Fortunately for me, two of my favorite authors have synced the release dates of their annual treats and both now fall at the end of August. I’ve raved in the past for both Sharon Bolton and Louise Penny, and what absolute pleasure it is for me to have both of their new books to read in early September, as I prepare myself for the end of summer.
The latest from Louise Penny, Glass Houses, took me back to Three Pines and the world of Armand Gamache. Penny (very successfully) experiments with something new in this book, as she shifts the narrative back and forth between full on summer and coming –winter, between the humid heat of a Montreal courtroom and the damp chill of the Three Pines countryside.

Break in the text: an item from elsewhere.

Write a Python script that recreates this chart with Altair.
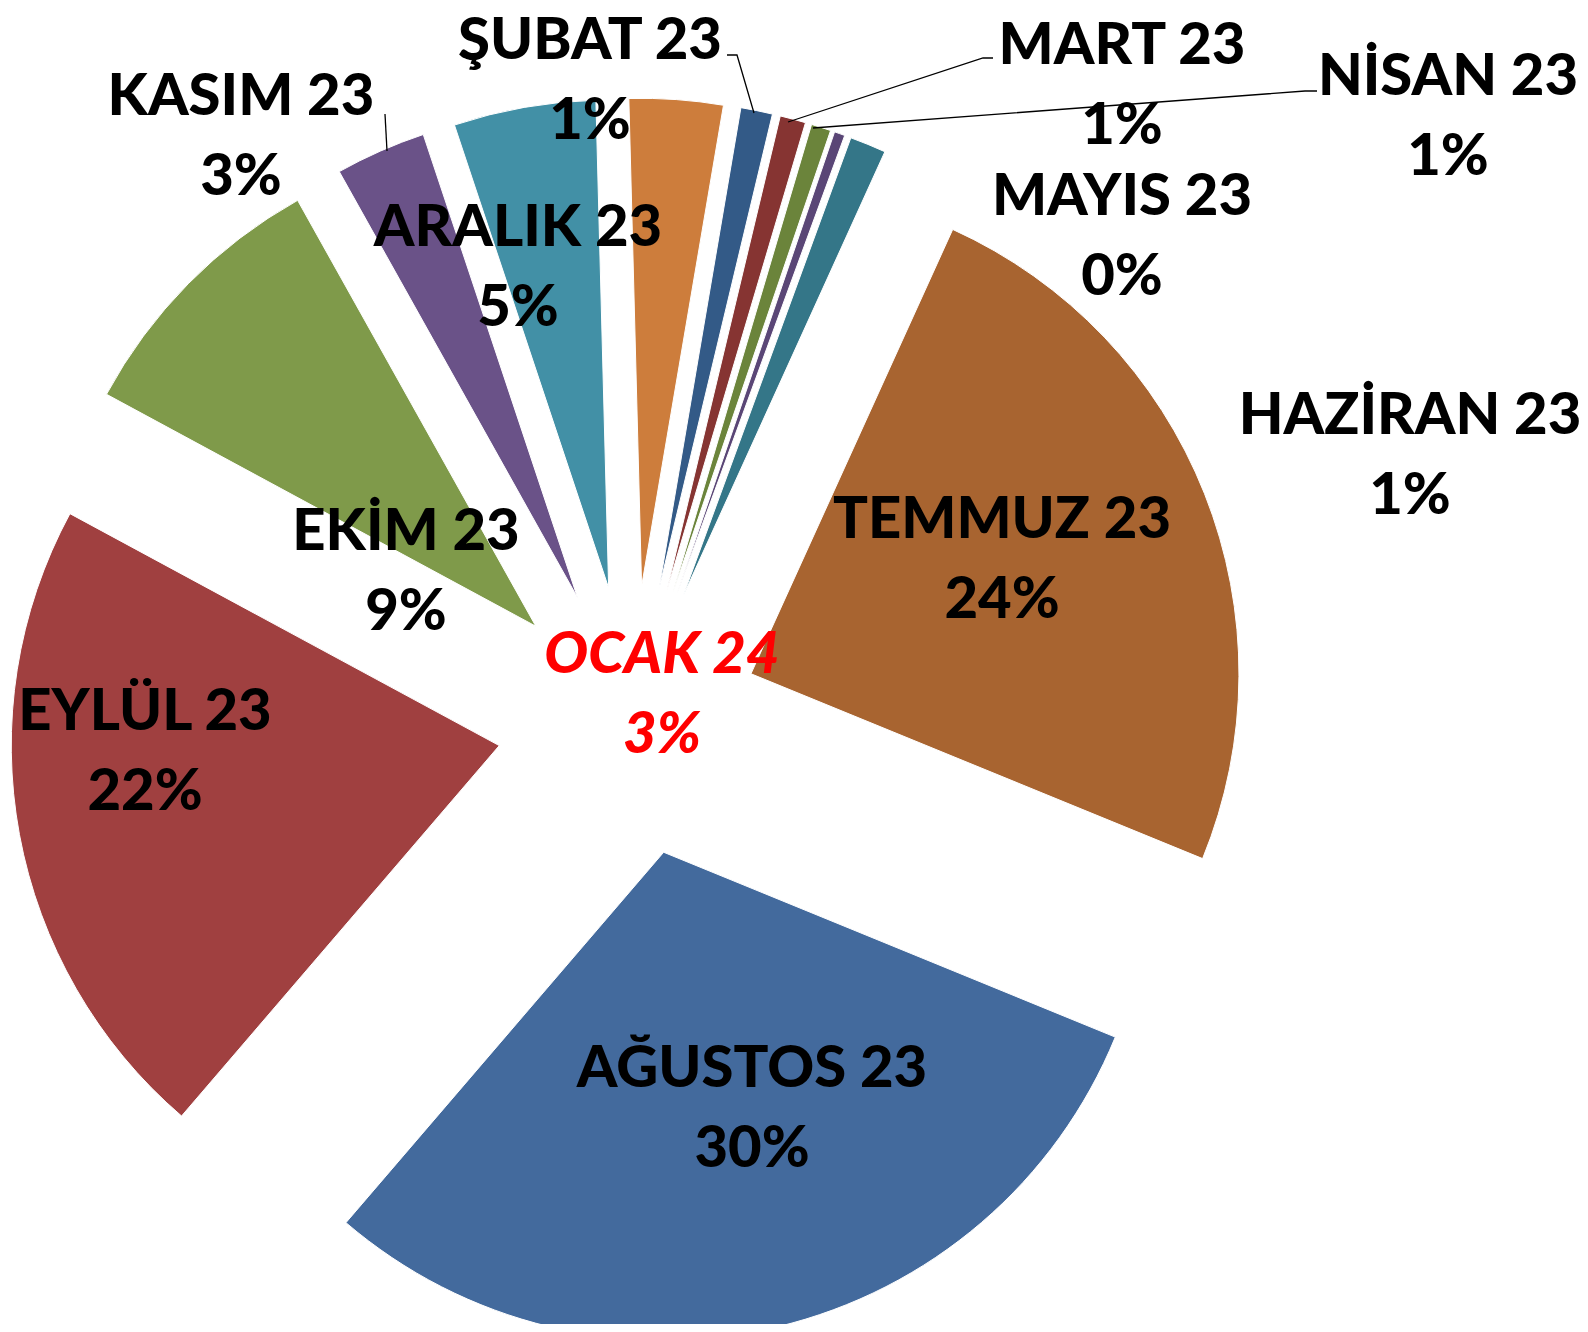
import math
import altair as alt
import pandas as pd

# ---------------- data ----------------
months = ["OCAK 24", "ŞUBAT 23", "MART 23", "NİSAN 23", "MAYIS 23", "HAZİRAN 23",
          "TEMMUZ 23", "AĞUSTOS 23", "EYLÜL 23", "EKİM 23", "KASIM 23", "ARALIK 23"]
shares = [3.1, 1.05, 0.85, 0.65, 0.35, 1.2, 24.4, 30.1, 21.6, 9.0, 3.0, 4.7]
pct_labels = ["3%", "1%", "1%", "1%", "0%", "1%", "24%", "30%", "22%", "9%", "3%", "5%"]

# ---------------- styling ----------------
colors = ["#CD7D3C", "#335A87", "#863432", "#6B843B", "#5A4676", "#347688",
          "#A86430", "#436A9D", "#A04040", "#7F9A4A", "#6A5288", "#4290A6"]

W, H = 1572, 1316
CX, CY = 624, 713           # pie centre (px)
EXPLODE = 135               # explosion distance of the slices
EXPLODE_TEMMUZ = 128        # that slice is pulled out a little less
RADIUS = 488
START = math.radians(-1.5)  # angle where the first slice starts
FONT = "Lato"
FSIZE = 58
LINE_H = 80

# label placement (manually placed labels in the original), baseline of first line
label_x = [654, 582, 1114, 1440, 1114, 1402, 994, 744, 137, 398, 233, 510]
label_y = [665, 51, 56, 87, 207, 426, 530, 1079, 722, 542, 107, 238]

# leader lines (label end -> slice)
leaders = {
    "ŞUBAT 23": [(719, 47), (729, 47), (746, 105)],
    "MART 23": [(985, 50), (975, 50), (780, 114)],
    "NİSAN 23": [(1309, 83), (1297, 83), (805, 120)],
    "KASIM 23": [(377, 106), (379, 143)],
}

# ---------------- tables ----------------
slices = pd.DataFrame({"month": months, "share": shares, "k": list(range(len(months)))})

labels = pd.DataFrame({
    "text": [m + "\n" + p for m, p in zip(months, pct_labels)],
    "lx": label_x,
    "ly": label_y,
    "red": [m == "OCAK 24" for m in months],
})

rows = []
for name, pts in leaders.items():
    for i, (px, py) in enumerate(pts):
        rows.append({"id": name, "i": i, "lx": px, "ly": py})
lead_df = pd.DataFrame(rows)

# ---------------- pie ----------------
pie = (
    alt.Chart(slices)
    .transform_window(cum="sum(share)", sort=[alt.SortField("k")], frame=[None, 0])
    .transform_joinaggregate(total="sum(share)")
    .transform_calculate(a1=f"{START} + 2*PI*datum.cum/datum.total")
    .transform_calculate(a0=f"{START} + 2*PI*(datum.cum-datum.share)/datum.total")
    .transform_calculate(mid="(datum.a0+datum.a1)/2")
    .transform_calculate(ex=f"datum.month === 'TEMMUZ 23' ? {EXPLODE_TEMMUZ} : {EXPLODE}")
    .transform_calculate(px=f"{CX} + datum.ex*sin(datum.mid)")
    .transform_calculate(py=f"{CY} - datum.ex*cos(datum.mid)")
    .mark_arc(radius=RADIUS, stroke="white", strokeWidth=1)
    .encode(
        x=alt.X("px:Q", scale=None, axis=None),
        y=alt.Y("py:Q", scale=None, axis=None),
        theta=alt.Theta("a0:Q", scale=None),
        theta2=alt.Theta2("a1:Q"),
        color=alt.Color("month:N", scale=alt.Scale(domain=months, range=colors), legend=None),
    )
)

lines = (
    alt.Chart(lead_df)
    .mark_line(color="black", strokeWidth=1.3)
    .encode(
        x=alt.X("lx:Q", scale=None, axis=None),
        y=alt.Y("ly:Q", scale=None, axis=None),
        detail="id:N",
        order="i:O",
    )
)

black_text = (
    alt.Chart(labels)
    .transform_filter("!datum.red")
    .mark_text(font=FONT, fontWeight=900, fontSize=FSIZE, lineBreak="\n",
               lineHeight=LINE_H, align="center", baseline="alphabetic", color="black")
    .encode(x=alt.X("lx:Q", scale=None, axis=None),
            y=alt.Y("ly:Q", scale=None, axis=None),
            text="text:N")
)

red_text = (
    alt.Chart(labels)
    .transform_filter("datum.red")
    .mark_text(font=FONT, fontWeight=900, fontStyle="italic", fontSize=FSIZE,
               lineBreak="\n", lineHeight=LINE_H, align="center",
               baseline="alphabetic", color="#FF0000")
    .encode(x=alt.X("lx:Q", scale=None, axis=None),
            y=alt.Y("ly:Q", scale=None, axis=None),
            text="text:N")
)

chart = (
    alt.layer(pie, lines, black_text, red_text)
    .properties(width=W, height=H, padding=0, autosize=alt.AutoSizeParams(type="none"),
                background="white")
    .configure_view(stroke=None)
)

chart.save("out.html", embed_options={"renderer": "svg", "actions": False})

In the fall, a dark presence made itself felt in Three Pines and the tragedy that played out in its shadow is now at the heart of the trial being held in the summer — but there is also a secret trial going on, not of laws but of morality, a battle of inner conscience over prescribed duty. Gamache and his crew face choices that could lose them their positions but quite possibly save the entire Quebec Province from a scourge that is at the top of our news cycle right now. Election tampering? Hurricanes? No, opioids — and Penny offers a grim forecast for the eradication but also a moral imperative for facing the crisis head on.
As always, the novel is full of soul-searching conversations accompanied by great food; snippets of profound poetry delivered by a crone with a duck; and simple sentences rich with lasting impact. “In the photo, almost a hundred years old, was the thing that now stood in the center of Three Pines.” What and why that thing has come to Three Pines is both the linchpin to the summer trial and the winter tragedy — and also perhaps the answer to the eternal question of why evil flourishes, and yet goodness can still prevail.
Sharon Bolton offers up a different atmosphere in her latest, Dead Woman Walking, with little of the cozy possibilities of Three Pines and much more of the subtly (and not so subtly) terrifying threats that occur at the intersection of crooked law enforcement, greedy criminals, and exploitable populations.
Two sisters, one balloon ride over Northumbria, and plenty of secrets make for an evening spent reading as fast I could, pausing only to make sure the doors were locked and to pull my sweater closer around me. Once again Bolton has delivered an unputdownable thrill of a book, with a brave woman (actually, quite a few women this time!) battling for justice against a whirling criminal enterprise.
Two wonderful books, one to savor, one to read at breakneck speed, and both to offer solace against the coming darkness. Bring it on, Daylight Savings Time, I’m ready for you.